File "../../opt/conda/envs/rapids/lib/python3.10/site-packages/nemo_curator/modifiers/unicode_reformatter.py", line 25:
    def modify_document(self, text):
        return ftfy.fix_text(text)
        ^

During: typing of get attribute at /opt/conda/envs/rapids/lib/python3.10/site-packages/nemo_curator/modifiers/unicode_reformatter.py (25)

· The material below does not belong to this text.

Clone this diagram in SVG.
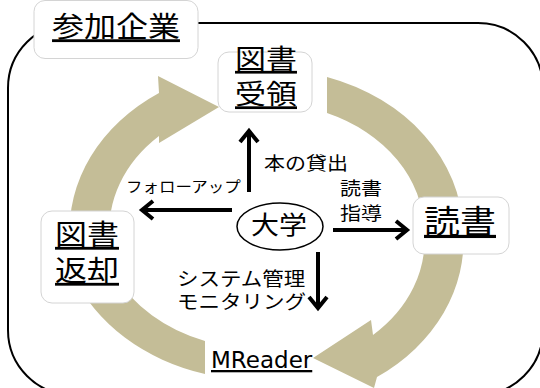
<svg xmlns="http://www.w3.org/2000/svg" width="540" height="388" viewBox="0 0 540 388">
<style>
.band{fill:#C4BD97}
.box{fill:#fff;stroke:#D4D4D4;stroke-width:1}
.t{font-family:'Noto Sans CJK JP','Noto Sans CJK SC',sans-serif;fill:#000}
.lat{font-family:'DejaVu Sans','Noto Sans',sans-serif;fill:#000}
.u{text-decoration:underline}
.conn{stroke:#000;stroke-width:4;fill:none;marker-end:url(#ah)}
.border{fill:none;stroke:#000;stroke-width:2}
</style>
<defs>
<marker id="ah" markerUnits="userSpaceOnUse" markerWidth="24" markerHeight="24" viewBox="0 0 24 24" refX="16" refY="12" orient="auto">
<path d="M5,3 L16,12 L5,21" fill="none" stroke="#000" stroke-width="4"/>
</marker>
</defs>
<rect class="border" x="8" y="23" width="535" height="372" rx="65" ry="65"/>
<g id="cycle">
<path class="band" d="M70,240 A197,164 0 0 1 159,93 L158,76 L219,107 L159,143 L159,136 A158,128 0 0 0 110,240 Z"/>
<path class="band" d="M327,77 A197,164 0 0 1 463,230 L424,230 A158,128 0 0 0 327,113 Z"/>
<path class="band" d="M424,230 A158,128 0 0 1 373,335 L371,320 L313,358 L374,388 L377,377 A197,164 0 0 0 463,230 Z"/>
<path class="band" d="M205,341 A158,128 0 0 1 115,275 L73,275 A197,164 0 0 0 205,374 Z"/>
</g>
<g id="participants">
<rect class="box" x="34" y="0.5" width="164" height="58" rx="11"/>
<text class="t u" font-size="32" text-anchor="middle" transform="translate(116,37.4) scale(1,0.88)">参加企業</text>
</g>
<g id="receive">
<rect class="box" x="218" y="52" width="94" height="60" rx="11"/>
<text class="t u" font-size="31" text-anchor="middle" transform="translate(266,69) scale(1,0.88)"><tspan x="0" y="0">図書</tspan><tspan x="0" y="40.3">受領</tspan></text>
</g>
<g id="return">
<rect class="box" x="41" y="211" width="93" height="92" rx="11"/>
<text class="t u" font-size="32" text-anchor="middle" transform="translate(87,245) scale(1,0.88)"><tspan x="0" y="0">図書</tspan><tspan x="0" y="40.9">返却</tspan></text>
</g>
<g id="reading">
<rect class="box" x="413" y="197" width="96" height="57" rx="11"/>
<text class="t u" font-size="36" text-anchor="middle" transform="translate(460,233) scale(1,0.88)">読書</text>
</g>
<g id="university">
<ellipse cx="280" cy="226.5" rx="43" ry="23.5" fill="#fff" stroke="#000" stroke-width="1.5"/>
<text class="t" font-size="28" text-anchor="middle" transform="translate(279,234) scale(1,0.88)">大学</text>
</g>
<g id="mreader">
<text class="lat u" font-size="23" transform="translate(211,368)">MReader</text>
</g>
<g id="connectors">
<line class="conn" x1="249" y1="192" x2="249" y2="131"/>
<line class="conn" x1="232" y1="210" x2="142" y2="210"/>
<line class="conn" x1="333" y1="230" x2="407" y2="230"/>
<line class="conn" x1="318" y1="252" x2="318" y2="308"/>
<text class="t" font-size="21" transform="translate(264,169.5) scale(1,0.88)">本の貸出</text>
<text class="t" font-size="16.5" transform="translate(126,192) scale(1,0.88)">フォローアップ</text>
<text class="t" font-size="21" text-anchor="middle" transform="translate(361,194.5) scale(1,0.88)"><tspan x="0" y="0">読書</tspan><tspan x="0" y="29.5">指導</tspan></text>
<text class="t" font-size="21.5" transform="translate(177,286) scale(1,0.88)"><tspan x="0" y="0">システム管理</tspan><tspan x="0" y="26.7">モニタリング</tspan></text>
</g>
</svg>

File "../../opt/conda/envs/rapids/lib/python3.10/site-packages/nemo_curator/modifiers/unicode_reformatter.py", line 25:
    def modify_document(self, text):
        return ftfy.fix_text(text)

Expected behavior

better checks and error messages

In addition to these checks a few examples showing the transition would be helpful as well, and maybe even exposing the method to the high level DocumentDataset class.